Just two months after the back-and-forth between Jeep and NHTSA over a fire risk in 1993-2004 Jeep Grand Cherokee and 2002-2007 Jeep Liberty models, the NHTSA is now investigating 146,000 2012 Jeep Grand Cherokee models for a fire risk related to the headliner, according to a report from the The Detroit News.
NHTSA said it has received reports of three fires in Jeep Grand Cherokee models that started in the headliner near the passenger-side sun visor. These three owners said that smoke was visibly coming from the headliner, which then led to flames coming from the headliner. In one incident, heat from the fire reportedly caused the sunroof to shatter, and in another the fire spread to the front passenger seat when the flaming headliner fell.
Chrysler and NHTSA will now work together on a preliminary investigation which could lead to another recall depending on the findings.

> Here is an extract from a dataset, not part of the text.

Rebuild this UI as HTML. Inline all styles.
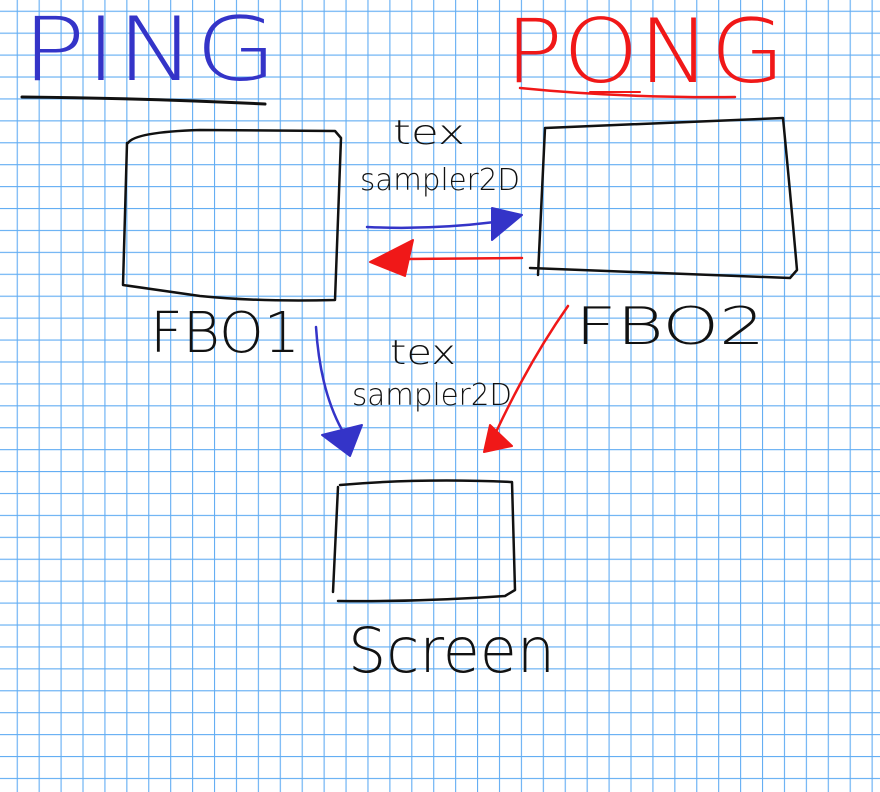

In June, NHTSA recalled 2.7 million Jeep Grand Cherokee and Liberty SUVs for a risk of fire in a rear-end collision due to possible fuel leakage from the fuel tank. Chrysler originally opposed the request for a recall, saying that the vehicles met all safety standards for fuel system integrity when the vehicles were new. However, just a few weeks later, they agreed to recall the vehicles while still maintaining that the vehicles were not defective.
In response to this latest investigation, a Chrysler spokesman told The Detroit News that safety is a priority for the company and mentioned the 2012 Grand Cherokee’s high safety scores. We’ll see whether this investigation into 2012 Jeep Grand Cherokee fire risk amounts to anything.